====== SUPPLIED DATA

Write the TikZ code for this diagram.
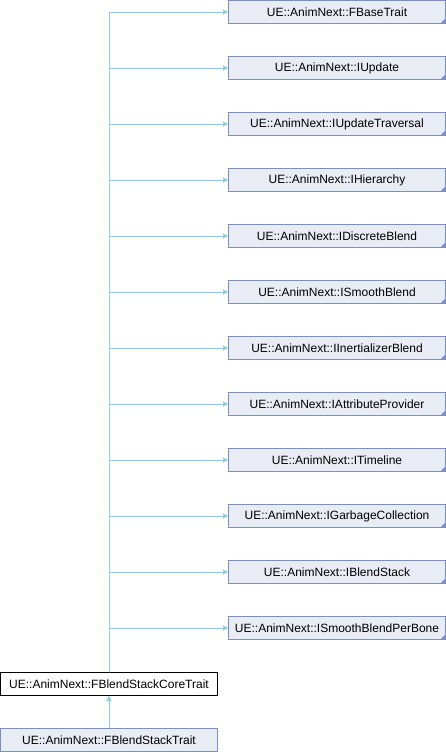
\documentclass[tikz,border=0pt]{standalone}
\usepackage{fontspec}
\setmainfont{Liberation Sans}
\usetikzlibrary{arrows.meta}
\definecolor{boxfill}{RGB}{232,236,245}
\definecolor{boxline}{RGB}{123,142,200}
\definecolor{edgeblue}{RGB}{143,203,234}

\begin{document}
\begin{tikzpicture}[x=1pt,y=1pt,
  every node/.style={font=\fontsize{12}{14}\selectfont,inner sep=0pt,
    minimum width=217pt,minimum height=22.6pt},
  base/.style={draw=boxline,fill=boxfill,line width=0.9pt,
    path picture={\fill[boxline] (path picture bounding box.south east)
      -- ++(-5pt,0) -- ++(5pt,5pt) -- cycle;}},
  plain/.style={draw=boxline,fill=boxfill,line width=0.9pt},
  current/.style={draw=black,fill=white,line width=0.9pt},
  inh/.style={draw=edgeblue,line width=0.8pt,-{Triangle[length=5pt,width=5pt]}}]
  \useasboundingbox (0,0) rectangle (446,-752);
  % base classes
  \node[base] (fbase)   at (337,-12)  {UE::AnimNext::FBaseTrait};
  \node[base] (iupd)    at (337,-68)  {UE::AnimNext::IUpdate};
  \node[base] (itrav)   at (337,-124) {UE::AnimNext::IUpdateTraversal};
  \node[base] (ihier)   at (337,-180) {UE::AnimNext::IHierarchy};
  \node[base] (idisc)   at (337,-236) {UE::AnimNext::IDiscreteBlend};
  \node[base] (ismooth) at (337,-292) {UE::AnimNext::ISmoothBlend};
  \node[base] (iinert)  at (337,-348) {UE::AnimNext::IInertializerBlend};
  \node[base] (iattr)   at (337,-404) {UE::AnimNext::IAttributeProvider};
  \node[base] (itime)   at (337,-460) {UE::AnimNext::ITimeline};
  \node[base] (igc)     at (337,-516) {UE::AnimNext::IGarbageCollection};
  \node[base] (istack)  at (337,-572) {UE::AnimNext::IBlendStack};
  \node[base] (ibone)   at (337,-628) {UE::AnimNext::ISmoothBlendPerBone};
  % this class and the derived one
  \node[current] (core) at (109,-684) {UE::AnimNext::FBlendStackCoreTrait};
  \node[plain] (trait)  at (109,-740) {UE::AnimNext::FBlendStackTrait};
  % inheritance edges
  \draw[inh] (core.north) |- (fbase.west);
  \draw[inh] (core.north) |- (iupd.west);
  \draw[inh] (core.north) |- (itrav.west);
  \draw[inh] (core.north) |- (ihier.west);
  \draw[inh] (core.north) |- (idisc.west);
  \draw[inh] (core.north) |- (ismooth.west);
  \draw[inh] (core.north) |- (iinert.west);
  \draw[inh] (core.north) |- (iattr.west);
  \draw[inh] (core.north) |- (itime.west);
  \draw[inh] (core.north) |- (igc.west);
  \draw[inh] (core.north) |- (istack.west);
  \draw[inh] (core.north) |- (ibone.west);
  \draw[inh] (trait.north) -- (core.south);
\end{tikzpicture}
\end{document}
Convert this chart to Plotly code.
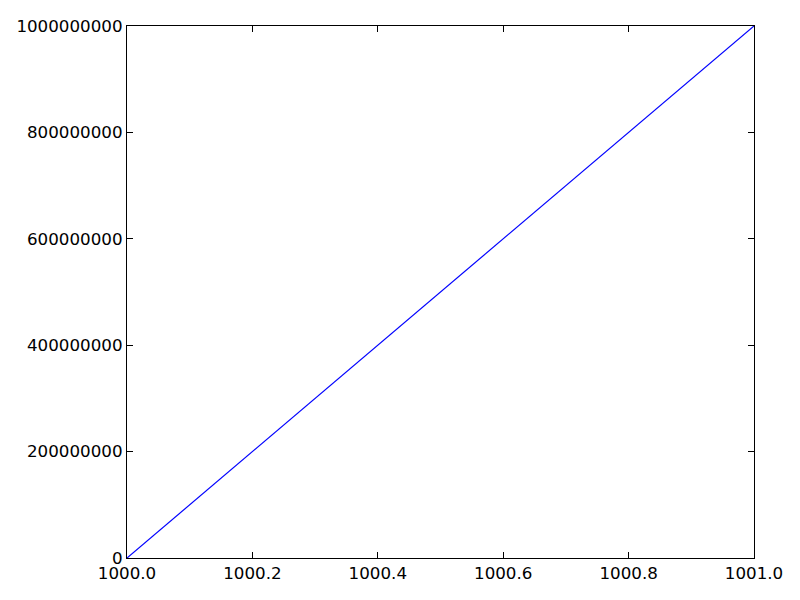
import plotly.graph_objects as go

x_vals = [1000.0, 1001.0]
y_vals = [0, 1000000000]
x_ticks = [1000.0, 1000.2, 1000.4, 1000.6, 1000.8, 1001.0]
x_tick_labels = ["1000.0", "1000.2", "1000.4", "1000.6", "1000.8", "1001.0"]
y_ticks = [0, 200000000, 400000000, 600000000, 800000000, 1000000000]
y_tick_labels = ["0", "200000000", "400000000", "600000000", "800000000", "1000000000"]

fig = go.Figure(go.Scatter(x=x_vals, y=y_vals, mode="lines",
                           line=dict(color="#0000ff", width=1.2)))

axis_common = dict(showgrid=False, zeroline=False, showline=True, linecolor="black",
                   linewidth=1.2, mirror="ticks", ticks="inside", ticklen=6,
                   tickcolor="black", tickwidth=1, automargin=False,
                   tickfont=dict(family="DejaVu Sans", size=16.7, color="black"))

fig.update_xaxes(range=[1000.0, 1001.0], tickvals=x_ticks, ticktext=x_tick_labels, **axis_common)
fig.update_yaxes(range=[0, 1000000000], tickvals=y_ticks, ticktext=y_tick_labels, **axis_common)

fig.update_layout(width=800, height=600, margin=dict(l=119, r=54, t=18, b=50),
                  plot_bgcolor="white", paper_bgcolor="white", showlegend=False)

fig.write_html("out.html")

============

WRITTEN PROBLEM
Leaving out the pictures, repeat the data above exactly.

RESULT FOR THIS EXERCISE
Write the TikZ code for this diagram.
\documentclass[tikz,border=0pt]{standalone}
\usepackage{fontspec}
\setmainfont{Liberation Sans}
\usetikzlibrary{arrows.meta}
\definecolor{boxfill}{RGB}{232,236,245}
\definecolor{boxline}{RGB}{123,142,200}
\definecolor{edgeblue}{RGB}{143,203,234}

\begin{document}
\begin{tikzpicture}[x=1pt,y=1pt,
  every node/.style={font=\fontsize{12}{14}\selectfont,inner sep=0pt,
    minimum width=217pt,minimum height=22.6pt},
  base/.style={draw=boxline,fill=boxfill,line width=0.9pt,
    path picture={\fill[boxline] (path picture bounding box.south east)
      -- ++(-5pt,0) -- ++(5pt,5pt) -- cycle;}},
  plain/.style={draw=boxline,fill=boxfill,line width=0.9pt},
  current/.style={draw=black,fill=white,line width=0.9pt},
  inh/.style={draw=edgeblue,line width=0.8pt,-{Triangle[length=5pt,width=5pt]}}]
  \useasboundingbox (0,0) rectangle (446,-752);
  % base classes
  \node[base] (fbase)   at (337,-12)  {UE::AnimNext::FBaseTrait};
  \node[base] (iupd)    at (337,-68)  {UE::AnimNext::IUpdate};
  \node[base] (itrav)   at (337,-124) {UE::AnimNext::IUpdateTraversal};
  \node[base] (ihier)   at (337,-180) {UE::AnimNext::IHierarchy};
  \node[base] (idisc)   at (337,-236) {UE::AnimNext::IDiscreteBlend};
  \node[base] (ismooth) at (337,-292) {UE::AnimNext::ISmoothBlend};
  \node[base] (iinert)  at (337,-348) {UE::AnimNext::IInertializerBlend};
  \node[base] (iattr)   at (337,-404) {UE::AnimNext::IAttributeProvider};
  \node[base] (itime)   at (337,-460) {UE::AnimNext::ITimeline};
  \node[base] (igc)     at (337,-516) {UE::AnimNext::IGarbageCollection};
  \node[base] (istack)  at (337,-572) {UE::AnimNext::IBlendStack};
  \node[base] (ibone)   at (337,-628) {UE::AnimNext::ISmoothBlendPerBone};
  % this class and the derived one
  \node[current] (core) at (109,-684) {UE::AnimNext::FBlendStackCoreTrait};
  \node[plain] (trait)  at (109,-740) {UE::AnimNext::FBlendStackTrait};
  % inheritance edges
  \draw[inh] (core.north) |- (fbase.west);
  \draw[inh] (core.north) |- (iupd.west);
  \draw[inh] (core.north) |- (itrav.west);
  \draw[inh] (core.north) |- (ihier.west);
  \draw[inh] (core.north) |- (idisc.west);
  \draw[inh] (core.north) |- (ismooth.west);
  \draw[inh] (core.north) |- (iinert.west);
  \draw[inh] (core.north) |- (iattr.west);
  \draw[inh] (core.north) |- (itime.west);
  \draw[inh] (core.north) |- (igc.west);
  \draw[inh] (core.north) |- (istack.west);
  \draw[inh] (core.north) |- (ibone.west);
  \draw[inh] (trait.north) -- (core.south);
\end{tikzpicture}
\end{document}
Convert this chart to Plotly code.
import plotly.graph_objects as go

x_vals = [1000.0, 1001.0]
y_vals = [0, 1000000000]
x_ticks = [1000.0, 1000.2, 1000.4, 1000.6, 1000.8, 1001.0]
x_tick_labels = ["1000.0", "1000.2", "1000.4", "1000.6", "1000.8", "1001.0"]
y_ticks = [0, 200000000, 400000000, 600000000, 800000000, 1000000000]
y_tick_labels = ["0", "200000000", "400000000", "600000000", "800000000", "1000000000"]

fig = go.Figure(go.Scatter(x=x_vals, y=y_vals, mode="lines",
                           line=dict(color="#0000ff", width=1.2)))

axis_common = dict(showgrid=False, zeroline=False, showline=True, linecolor="black",
                   linewidth=1.2, mirror="ticks", ticks="inside", ticklen=6,
                   tickcolor="black", tickwidth=1, automargin=False,
                   tickfont=dict(family="DejaVu Sans", size=16.7, color="black"))

fig.update_xaxes(range=[1000.0, 1001.0], tickvals=x_ticks, ticktext=x_tick_labels, **axis_common)
fig.update_yaxes(range=[0, 1000000000], tickvals=y_ticks, ticktext=y_tick_labels, **axis_common)

fig.update_layout(width=800, height=600, margin=dict(l=119, r=54, t=18, b=50),
                  plot_bgcolor="white", paper_bgcolor="white", showlegend=False)

fig.write_html("out.html")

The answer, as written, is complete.